FUJIMOTOWe have received requests from customers to further increase the processing speed and offload other processing tasks from CPUs. It is not easy to do so, as there is a limitation in the logic blocks we can put in FPGAs. But we hope to enhance the products to meet the customers' requests as much as possible. For that purpose, we may use the latest devices as well.

Will the research and development style keep changing?

Photo: FUJIMOTO Kazuhisa

FUJIMOTOThrough our experiences in developing the technology, I keenly felt that it will become even more important in the future to make technologies open to the public at early stages and create products together with customers. I also believe strongly that we require changes as well. In particular, we must bear in mind that we need to accelerate the pace of development more than before. This is because the key to success is how quickly we can demonstrate the actual item after we receive requests. This is worth doing and, for that matter, we must change ourselves and keep taking on challenges.

WATANABEThe accelerator we have developed, which is to increase the processing speed of CPUs, is one of the technology subjects currently on stream. Going forward, technological development is expected to keep proceeding, such as new memory devices and storage devices created and new data processing methods developed. I hope we can tactfully utilize such trends of society and offer products that meet the needs at each point in time.

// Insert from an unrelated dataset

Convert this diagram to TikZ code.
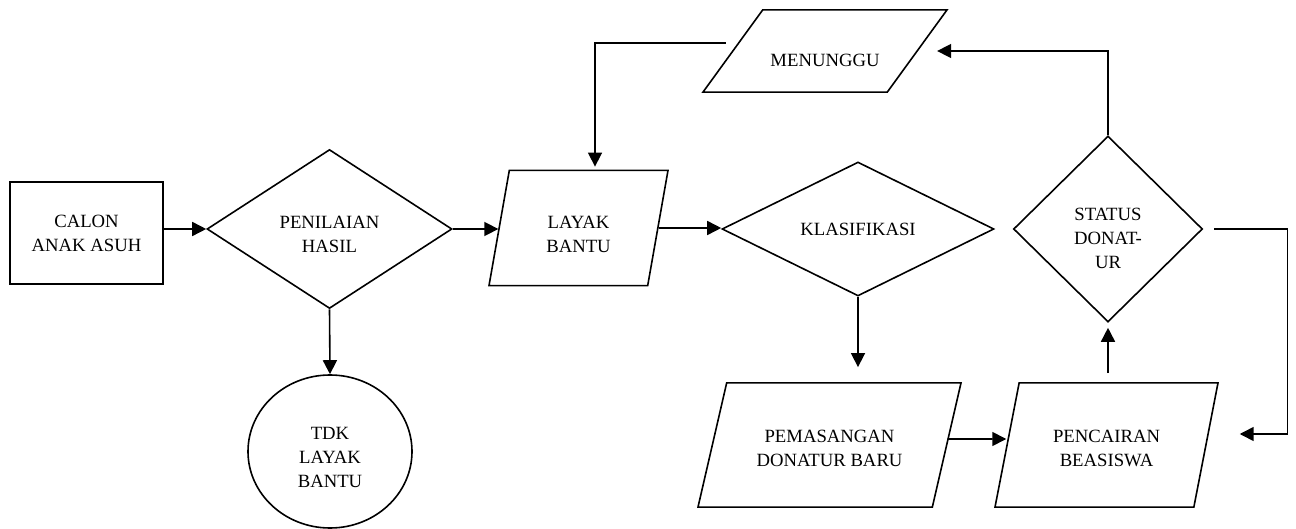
\documentclass[tikz,border=0pt]{standalone}
\usepackage{fontspec}
\setmainfont{Liberation Serif}
\usepackage{tikz}
\usetikzlibrary{shapes.geometric, arrows.meta, positioning, calc}

\begin{document}
\begin{tikzpicture}[
    x=1pt, y=-1pt,
    base/.style={draw, line width=1.6pt, inner sep=2pt, align=center, font=\fontsize{18.7}{24}\selectfont},
    proc/.style={base, rectangle, minimum width=153pt, minimum height=102pt},
    decision/.style={base, diamond, inner sep=0pt},
    data/.style={base, trapezium, trapezium stretches body},
    stop/.style={base, ellipse},
    arr/.style={-{Triangle[length=14pt, width=14pt]}, line width=1.6pt}
]
\useasboundingbox (0,0) rectangle (1296,529);

% Nodes
\node[proc] (calon) at (86.5, 233) {CALON\\ANAK ASUH};
\node[decision, minimum width=245pt, minimum height=159pt, shape aspect=1.5] (nilai) at (329.5, 229) {\rule{0pt}{24pt}PENILAIAN\\HASIL};
\node[stop, minimum width=164pt, minimum height=153pt] (tdk) at (330, 451.5) {\rule{0pt}{25pt}TDK\\LAYAK\\BANTU};
\node[data, trapezium left angle=80, trapezium right angle=100, minimum width=179pt, inner ysep=32.5pt] (layak) at (578.5, 228) {\rule{0pt}{26pt}LAYAK\\BANTU};
\node[decision, minimum width=272pt, minimum height=134pt, shape aspect=2] (klas) at (858, 229) {KLASIFIKASI};
\node[data, trapezium left angle=54, trapezium right angle=126, minimum width=244pt, inner ysep=25pt] (tunggu) at (825, 51) {\rule{0pt}{32pt}MENUNGGU};
\node[data, trapezium left angle=77, trapezium right angle=103, minimum width=263pt, inner ysep=40pt] (pasang) at (829.5, 445) {\rule{0pt}{20pt}PEMASANGAN\\DONATUR BARU};
\node[data, trapezium left angle=79, trapezium right angle=101, minimum width=223pt, inner ysep=40pt] (cair) at (1106.5, 445) {\rule{0pt}{20pt}PENCAIRAN\\BEASISWA};
\node[decision, minimum width=189pt, minimum height=186pt] (status) at (1108, 229) {\rule{0pt}{32pt}STATUS\\DONAT-\\UR};

% Connectors
\draw[arr] (calon.east |- nilai.west) -- (nilai.west);
\draw[arr] (nilai.east) -- (nilai.east -| layak.west);
\draw[arr] (nilai.south) -- (tdk.north);
\draw[arr] (layak.east) -- (layak.east -| klas.west);
\draw[arr, shorten >=15pt] (klas.south) -- (klas.south |- pasang.north);
\draw[arr] ([yshift=6pt]pasang.east) -- ([yshift=6pt]cair.west);
\draw[arr, shorten <=9pt, shorten >=5pt] (cair.north -| status.south) -- (status.south);
\draw[arr, shorten >=19pt] (status.north) |- (tunggu.east);
\draw[arr, shorten >=3pt] ([xshift=-6pt, yshift=8pt]tunggu.west) -| ([xshift=16.5pt]layak.north);
\draw[arr, shorten <=11pt, shorten >=33pt] (status.east) -- ++(84,0) |- ([yshift=11pt]cair.east);
\end{tikzpicture}
\end{document}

To add this, when we communicate with the customers, I feel that they show more interest in certain technology if we demonstrate that the technology is new and unprecedented. In our latest development, the keyword of "accelerator" gave the customers the impression that it is a new technology. Through our activities, we were able to build a good relationship with the customers. I hope we can keep this good trend going into the next round of our development.